Records shown ▸
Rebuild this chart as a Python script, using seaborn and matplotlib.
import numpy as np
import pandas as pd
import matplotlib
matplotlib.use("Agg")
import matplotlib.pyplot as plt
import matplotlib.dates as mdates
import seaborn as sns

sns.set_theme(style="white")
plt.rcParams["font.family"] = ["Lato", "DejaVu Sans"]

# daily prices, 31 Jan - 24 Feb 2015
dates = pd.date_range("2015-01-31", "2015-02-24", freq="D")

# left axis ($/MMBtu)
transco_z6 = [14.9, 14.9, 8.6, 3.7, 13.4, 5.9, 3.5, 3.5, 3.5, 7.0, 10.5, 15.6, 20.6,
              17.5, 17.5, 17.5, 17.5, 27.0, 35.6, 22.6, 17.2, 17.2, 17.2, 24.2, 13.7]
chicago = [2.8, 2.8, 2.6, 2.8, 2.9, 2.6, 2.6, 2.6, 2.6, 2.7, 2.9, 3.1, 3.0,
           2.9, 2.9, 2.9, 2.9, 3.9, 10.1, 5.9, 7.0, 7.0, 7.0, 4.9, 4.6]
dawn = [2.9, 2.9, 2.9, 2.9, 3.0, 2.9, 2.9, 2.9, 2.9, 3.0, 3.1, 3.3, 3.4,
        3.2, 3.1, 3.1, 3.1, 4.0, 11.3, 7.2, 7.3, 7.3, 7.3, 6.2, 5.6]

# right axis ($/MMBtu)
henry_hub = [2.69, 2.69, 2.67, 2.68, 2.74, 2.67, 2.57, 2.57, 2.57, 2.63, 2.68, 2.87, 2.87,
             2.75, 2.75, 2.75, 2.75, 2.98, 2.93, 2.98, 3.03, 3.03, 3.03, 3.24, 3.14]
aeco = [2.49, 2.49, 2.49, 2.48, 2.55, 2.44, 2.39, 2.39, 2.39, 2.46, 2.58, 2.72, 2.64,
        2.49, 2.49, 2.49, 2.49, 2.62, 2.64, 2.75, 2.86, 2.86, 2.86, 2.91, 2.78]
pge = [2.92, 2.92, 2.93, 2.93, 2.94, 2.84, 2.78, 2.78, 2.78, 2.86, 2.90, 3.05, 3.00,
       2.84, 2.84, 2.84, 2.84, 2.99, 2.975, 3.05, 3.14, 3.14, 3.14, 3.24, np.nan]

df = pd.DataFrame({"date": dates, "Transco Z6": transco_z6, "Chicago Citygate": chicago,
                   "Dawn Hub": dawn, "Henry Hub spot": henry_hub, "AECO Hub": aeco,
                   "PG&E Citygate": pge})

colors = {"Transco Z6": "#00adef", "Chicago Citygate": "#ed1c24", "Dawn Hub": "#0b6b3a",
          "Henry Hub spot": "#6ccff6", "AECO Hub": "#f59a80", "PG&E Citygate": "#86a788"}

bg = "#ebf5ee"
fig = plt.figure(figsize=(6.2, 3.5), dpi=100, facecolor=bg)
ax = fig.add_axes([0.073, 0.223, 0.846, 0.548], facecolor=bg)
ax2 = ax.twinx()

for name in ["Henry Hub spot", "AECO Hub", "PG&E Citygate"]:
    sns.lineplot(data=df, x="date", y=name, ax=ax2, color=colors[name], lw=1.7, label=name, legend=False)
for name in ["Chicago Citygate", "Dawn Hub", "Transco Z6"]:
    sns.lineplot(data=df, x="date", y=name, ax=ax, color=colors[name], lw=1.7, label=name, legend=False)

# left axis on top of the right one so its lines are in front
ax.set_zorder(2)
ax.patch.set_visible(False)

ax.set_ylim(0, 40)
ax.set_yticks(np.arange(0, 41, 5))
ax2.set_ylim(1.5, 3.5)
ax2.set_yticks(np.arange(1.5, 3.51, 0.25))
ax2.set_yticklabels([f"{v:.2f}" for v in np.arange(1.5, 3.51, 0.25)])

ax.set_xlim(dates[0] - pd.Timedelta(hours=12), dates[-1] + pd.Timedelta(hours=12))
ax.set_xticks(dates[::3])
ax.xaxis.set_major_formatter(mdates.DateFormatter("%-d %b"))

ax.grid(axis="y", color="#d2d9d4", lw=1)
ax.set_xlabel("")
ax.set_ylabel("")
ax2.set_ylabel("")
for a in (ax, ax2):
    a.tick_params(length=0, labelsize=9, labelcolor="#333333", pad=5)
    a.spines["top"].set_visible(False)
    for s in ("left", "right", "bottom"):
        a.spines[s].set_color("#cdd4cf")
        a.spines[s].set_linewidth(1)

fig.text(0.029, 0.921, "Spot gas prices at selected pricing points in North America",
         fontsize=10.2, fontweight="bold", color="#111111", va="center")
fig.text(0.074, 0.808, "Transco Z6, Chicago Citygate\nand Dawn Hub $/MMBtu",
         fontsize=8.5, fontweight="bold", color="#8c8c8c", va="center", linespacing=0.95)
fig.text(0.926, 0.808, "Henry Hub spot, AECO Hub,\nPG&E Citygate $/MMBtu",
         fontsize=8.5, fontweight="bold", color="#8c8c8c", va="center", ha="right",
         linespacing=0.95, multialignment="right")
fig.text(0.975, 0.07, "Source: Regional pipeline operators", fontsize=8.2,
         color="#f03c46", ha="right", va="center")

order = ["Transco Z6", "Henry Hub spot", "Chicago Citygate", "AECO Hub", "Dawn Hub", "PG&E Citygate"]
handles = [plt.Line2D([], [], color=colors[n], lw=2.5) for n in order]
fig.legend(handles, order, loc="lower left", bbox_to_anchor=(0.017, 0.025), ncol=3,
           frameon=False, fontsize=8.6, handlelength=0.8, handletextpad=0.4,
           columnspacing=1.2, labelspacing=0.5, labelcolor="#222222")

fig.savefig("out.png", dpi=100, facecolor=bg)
...
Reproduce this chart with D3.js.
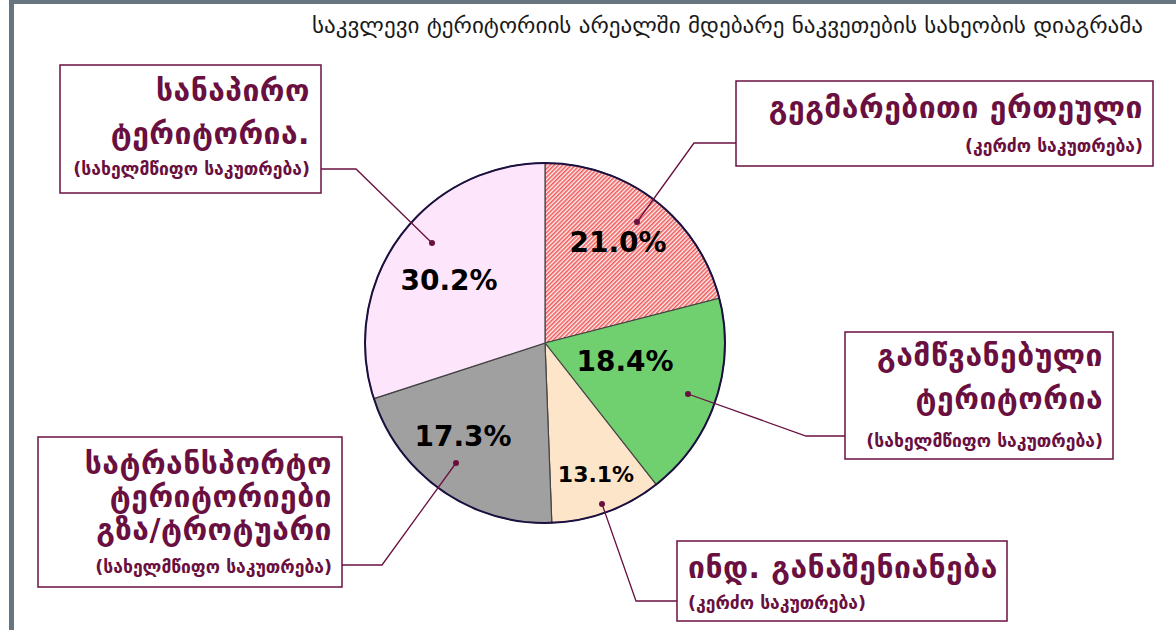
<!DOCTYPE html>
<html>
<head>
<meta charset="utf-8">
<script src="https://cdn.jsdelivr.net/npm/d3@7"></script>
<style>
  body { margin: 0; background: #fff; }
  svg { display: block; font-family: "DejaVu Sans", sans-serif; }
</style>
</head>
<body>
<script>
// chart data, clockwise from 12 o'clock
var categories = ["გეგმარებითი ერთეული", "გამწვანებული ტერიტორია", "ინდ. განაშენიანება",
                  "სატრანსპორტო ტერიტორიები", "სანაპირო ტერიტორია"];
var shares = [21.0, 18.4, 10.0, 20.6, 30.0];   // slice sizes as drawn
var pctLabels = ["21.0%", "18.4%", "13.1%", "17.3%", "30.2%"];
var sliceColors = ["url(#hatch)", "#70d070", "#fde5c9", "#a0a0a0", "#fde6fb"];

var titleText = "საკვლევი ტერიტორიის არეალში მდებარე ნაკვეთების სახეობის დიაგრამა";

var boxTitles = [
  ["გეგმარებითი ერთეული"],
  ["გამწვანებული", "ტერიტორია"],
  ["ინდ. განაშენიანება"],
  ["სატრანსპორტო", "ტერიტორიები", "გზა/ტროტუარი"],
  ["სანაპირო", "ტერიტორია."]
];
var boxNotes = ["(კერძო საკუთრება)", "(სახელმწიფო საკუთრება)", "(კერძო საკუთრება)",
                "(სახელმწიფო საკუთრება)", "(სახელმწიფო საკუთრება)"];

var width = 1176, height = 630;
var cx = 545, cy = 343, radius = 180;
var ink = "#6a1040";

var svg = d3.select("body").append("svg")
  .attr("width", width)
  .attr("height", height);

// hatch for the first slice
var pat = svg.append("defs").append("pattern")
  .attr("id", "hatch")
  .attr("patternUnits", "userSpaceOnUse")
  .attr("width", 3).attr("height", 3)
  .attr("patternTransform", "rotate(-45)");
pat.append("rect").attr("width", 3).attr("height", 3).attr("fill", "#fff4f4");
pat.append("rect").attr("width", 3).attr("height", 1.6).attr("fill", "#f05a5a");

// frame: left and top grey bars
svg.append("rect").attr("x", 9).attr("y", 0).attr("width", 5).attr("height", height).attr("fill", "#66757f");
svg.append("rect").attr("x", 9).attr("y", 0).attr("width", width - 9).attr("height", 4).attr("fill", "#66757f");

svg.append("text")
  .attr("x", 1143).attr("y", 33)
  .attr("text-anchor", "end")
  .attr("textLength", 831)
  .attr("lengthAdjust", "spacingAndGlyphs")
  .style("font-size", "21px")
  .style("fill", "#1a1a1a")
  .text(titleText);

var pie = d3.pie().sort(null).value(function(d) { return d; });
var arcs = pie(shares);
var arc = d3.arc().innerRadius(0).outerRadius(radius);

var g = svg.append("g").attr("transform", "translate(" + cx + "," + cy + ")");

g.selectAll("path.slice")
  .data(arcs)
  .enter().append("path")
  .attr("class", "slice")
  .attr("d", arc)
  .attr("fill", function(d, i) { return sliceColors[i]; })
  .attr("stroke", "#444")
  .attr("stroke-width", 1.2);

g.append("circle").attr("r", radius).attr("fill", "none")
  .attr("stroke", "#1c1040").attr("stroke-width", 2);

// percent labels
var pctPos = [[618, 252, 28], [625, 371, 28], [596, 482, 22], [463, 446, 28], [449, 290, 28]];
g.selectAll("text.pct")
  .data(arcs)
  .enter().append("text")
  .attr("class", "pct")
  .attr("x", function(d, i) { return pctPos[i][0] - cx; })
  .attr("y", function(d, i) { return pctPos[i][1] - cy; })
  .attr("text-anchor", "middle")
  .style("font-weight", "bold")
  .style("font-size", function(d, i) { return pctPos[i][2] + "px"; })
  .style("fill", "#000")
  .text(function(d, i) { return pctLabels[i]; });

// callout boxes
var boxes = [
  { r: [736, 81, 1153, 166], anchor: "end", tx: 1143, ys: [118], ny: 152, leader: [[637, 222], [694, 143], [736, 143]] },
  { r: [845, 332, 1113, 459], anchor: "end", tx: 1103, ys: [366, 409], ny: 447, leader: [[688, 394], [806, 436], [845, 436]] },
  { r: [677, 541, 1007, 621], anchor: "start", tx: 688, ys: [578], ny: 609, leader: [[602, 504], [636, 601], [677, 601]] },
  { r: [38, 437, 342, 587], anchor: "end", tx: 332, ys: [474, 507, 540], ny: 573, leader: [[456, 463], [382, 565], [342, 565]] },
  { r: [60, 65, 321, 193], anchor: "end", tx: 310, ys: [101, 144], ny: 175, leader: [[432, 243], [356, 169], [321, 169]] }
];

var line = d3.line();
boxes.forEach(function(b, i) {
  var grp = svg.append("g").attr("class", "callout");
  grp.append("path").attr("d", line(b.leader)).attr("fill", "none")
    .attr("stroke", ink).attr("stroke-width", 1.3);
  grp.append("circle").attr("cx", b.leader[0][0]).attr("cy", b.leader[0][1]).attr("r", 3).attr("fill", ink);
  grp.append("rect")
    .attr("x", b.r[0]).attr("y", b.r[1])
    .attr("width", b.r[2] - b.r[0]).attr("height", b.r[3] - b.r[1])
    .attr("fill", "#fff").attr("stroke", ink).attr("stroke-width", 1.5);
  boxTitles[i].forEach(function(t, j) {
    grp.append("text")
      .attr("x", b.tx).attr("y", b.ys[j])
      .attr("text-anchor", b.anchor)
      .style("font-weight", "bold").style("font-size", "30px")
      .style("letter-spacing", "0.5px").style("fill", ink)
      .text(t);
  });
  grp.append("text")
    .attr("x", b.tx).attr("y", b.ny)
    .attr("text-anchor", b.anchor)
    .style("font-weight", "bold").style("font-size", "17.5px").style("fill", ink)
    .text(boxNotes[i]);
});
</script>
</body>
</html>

Instructions for the task ▸
Keep to the lines above from the line with "Reproduce this chart with D3.js." to the line with "ტერიტორიის არეალში მდებარე", and set down exactly those, inclusive, with nothing else and every picture left out.

Response to the task ▸
Reproduce this chart with D3.js.
<!DOCTYPE html>
<html>
<head>
<meta charset="utf-8">
<script src="https://cdn.jsdelivr.net/npm/d3@7"></script>
<style>
  body { margin: 0; background: #fff; }
  svg { display: block; font-family: "DejaVu Sans", sans-serif; }
</style>
</head>
<body>
<script>
// chart data, clockwise from 12 o'clock
var categories = ["გეგმარებითი ერთეული", "გამწვანებული ტერიტორია", "ინდ. განაშენიანება",
                  "სატრანსპორტო ტერიტორიები", "სანაპირო ტერიტორია"];
var shares = [21.0, 18.4, 10.0, 20.6, 30.0];   // slice sizes as drawn
var pctLabels = ["21.0%", "18.4%", "13.1%", "17.3%", "30.2%"];
var sliceColors = ["url(#hatch)", "#70d070", "#fde5c9", "#a0a0a0", "#fde6fb"];

var titleText = "საკვლევი ტერიტორიის არეალში მდებარე ნაკვეთების სახეობის დიაგრამა";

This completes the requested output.